Given request |
Give the data again exactly as written, skipping any pictures.

Data shown |
■ ■ ■ ■ ■
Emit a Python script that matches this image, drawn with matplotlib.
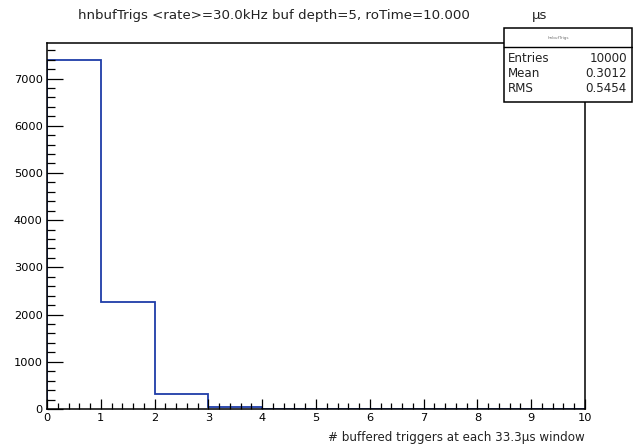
import numpy as np
import matplotlib
matplotlib.use("Agg")
from matplotlib import pyplot as plt
from matplotlib.ticker import MultipleLocator

plt.rcParams['font.family'] = ['DejaVu Sans']

# histogram contents (10 bins from 0 to 10)
bin_edges = list(range(0, 11))
counts = [7383, 2262, 315, 40, 0, 0, 0, 0, 0, 0]
entries = 10000
mean = 0.3012
rms = 0.5454

title = "hnbufTrigs <rate>=30.0kHz buf depth=5, roTime=10.000"
title_unit = "\u00b5s"
xlabel = "# buffered triggers at each 33.3\u00b5s window"

W, H = 633, 445
fig = plt.figure(figsize=(W / 100, H / 100), dpi=100)
ax = fig.add_axes([47 / W, 1 - 409 / H, (585 - 47) / W, (409 - 43) / H])

ax.stairs(counts, bin_edges, color='#1f3da8', linewidth=1.3)
ax.set_xlim(0, 10)
ax.set_ylim(0, 1.05 * max(counts))

ax.xaxis.set_major_locator(MultipleLocator(1))
ax.xaxis.set_minor_locator(MultipleLocator(0.2))
ax.yaxis.set_major_locator(MultipleLocator(1000))
ax.yaxis.set_minor_locator(MultipleLocator(200))
ax.tick_params(axis='x', which='major', direction='in', length=7.2, width=0.9, labelsize=8.2, pad=3)
ax.tick_params(axis='x', which='minor', direction='in', length=4.2, width=0.9)
ax.tick_params(axis='y', which='major', direction='in', length=11.3, width=0.9, labelsize=8.2, pad=3)
ax.tick_params(axis='y', which='minor', direction='in', length=5.8, width=0.9)
for s in ax.spines.values():
    s.set_linewidth(1.1)

fig.text(78 / W, 1 - 16 / H, title, fontsize=9.6, va='center', ha='left', color='#222222')
fig.text(532 / W, 1 - 16 / H, title_unit, fontsize=9.6, va='center', ha='left', color='#222222')
fig.text(585 / W, 1 - 437 / H, xlabel, fontsize=8.6, va='center', ha='right', color='#222222')

# stats box
bx0, by0, bx1, by1 = 504 / W, 1 - 102 / H, 632 / W, 1 - 28 / H
fig.patches.append(plt.Rectangle((bx0, by0), bx1 - bx0, by1 - by0, transform=fig.transFigure,
                                 facecolor='white', edgecolor='black', linewidth=1.1, zorder=5))
fig.lines.append(plt.Line2D([bx0, bx1], [1 - 47 / H] * 2, transform=fig.transFigure,
                            color='black', linewidth=1, zorder=6))
fig.text((bx0 + bx1) / 2 - 10 / W, 1 - 38 / H, "hnbufTrigs", fontsize=3, color='#777777',
         ha='center', va='center', zorder=7)
rows = [("Entries", f"{entries}"), ("Mean", f"{mean:.4f}"), ("RMS", f"{rms:.4f}")]
for i, (k, v) in enumerate(rows):
    y = 1 - (58 + 15.5 * i) / H
    fig.text(508 / W, y, k, fontsize=8.6, ha='left', va='center', zorder=7, color='#222222')
    fig.text(627 / W, y, v, fontsize=8.6, ha='right', va='center', zorder=7, color='#222222')

fig.savefig("out.png", dpi=100, facecolor='white')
■ ■ ■ ■ ■
Final result |
Emit a Python script that matches this image, drawn with matplotlib.
import numpy as np
import matplotlib
matplotlib.use("Agg")
from matplotlib import pyplot as plt
from matplotlib.ticker import MultipleLocator

plt.rcParams['font.family'] = ['DejaVu Sans']

# histogram contents (10 bins from 0 to 10)
bin_edges = list(range(0, 11))
counts = [7383, 2262, 315, 40, 0, 0, 0, 0, 0, 0]
entries = 10000
mean = 0.3012
rms = 0.5454

title = "hnbufTrigs <rate>=30.0kHz buf depth=5, roTime=10.000"
title_unit = "\u00b5s"
xlabel = "# buffered triggers at each 33.3\u00b5s window"

W, H = 633, 445
fig = plt.figure(figsize=(W / 100, H / 100), dpi=100)
ax = fig.add_axes([47 / W, 1 - 409 / H, (585 - 47) / W, (409 - 43) / H])

ax.stairs(counts, bin_edges, color='#1f3da8', linewidth=1.3)
ax.set_xlim(0, 10)
ax.set_ylim(0, 1.05 * max(counts))

ax.xaxis.set_major_locator(MultipleLocator(1))
ax.xaxis.set_minor_locator(MultipleLocator(0.2))
ax.yaxis.set_major_locator(MultipleLocator(1000))
ax.yaxis.set_minor_locator(MultipleLocator(200))
ax.tick_params(axis='x', which='major', direction='in', length=7.2, width=0.9, labelsize=8.2, pad=3)
ax.tick_params(axis='x', which='minor', direction='in', length=4.2, width=0.9)
ax.tick_params(axis='y', which='major', direction='in', length=11.3, width=0.9, labelsize=8.2, pad=3)
ax.tick_params(axis='y', which='minor', direction='in', length=5.8, width=0.9)
for s in ax.spines.values():
    s.set_linewidth(1.1)

fig.text(78 / W, 1 - 16 / H, title, fontsize=9.6, va='center', ha='left', color='#222222')
fig.text(532 / W, 1 - 16 / H, title_unit, fontsize=9.6, va='center', ha='left', color='#222222')
fig.text(585 / W, 1 - 437 / H, xlabel, fontsize=8.6, va='center', ha='right', color='#222222')

# stats box
bx0, by0, bx1, by1 = 504 / W, 1 - 102 / H, 632 / W, 1 - 28 / H
fig.patches.append(plt.Rectangle((bx0, by0), bx1 - bx0, by1 - by0, transform=fig.transFigure,
                                 facecolor='white', edgecolor='black', linewidth=1.1, zorder=5))
fig.lines.append(plt.Line2D([bx0, bx1], [1 - 47 / H] * 2, transform=fig.transFigure,
                            color='black', linewidth=1, zorder=6))
fig.text((bx0 + bx1) / 2 - 10 / W, 1 - 38 / H, "hnbufTrigs", fontsize=3, color='#777777',
         ha='center', va='center', zorder=7)
rows = [("Entries", f"{entries}"), ("Mean", f"{mean:.4f}"), ("RMS", f"{rms:.4f}")]
for i, (k, v) in enumerate(rows):
    y = 1 - (58 + 15.5 * i) / H
    fig.text(508 / W, y, k, fontsize=8.6, ha='left', va='center', zorder=7, color='#222222')
    fig.text(627 / W, y, v, fontsize=8.6, ha='right', va='center', zorder=7, color='#222222')

fig.savefig("out.png", dpi=100, facecolor='white')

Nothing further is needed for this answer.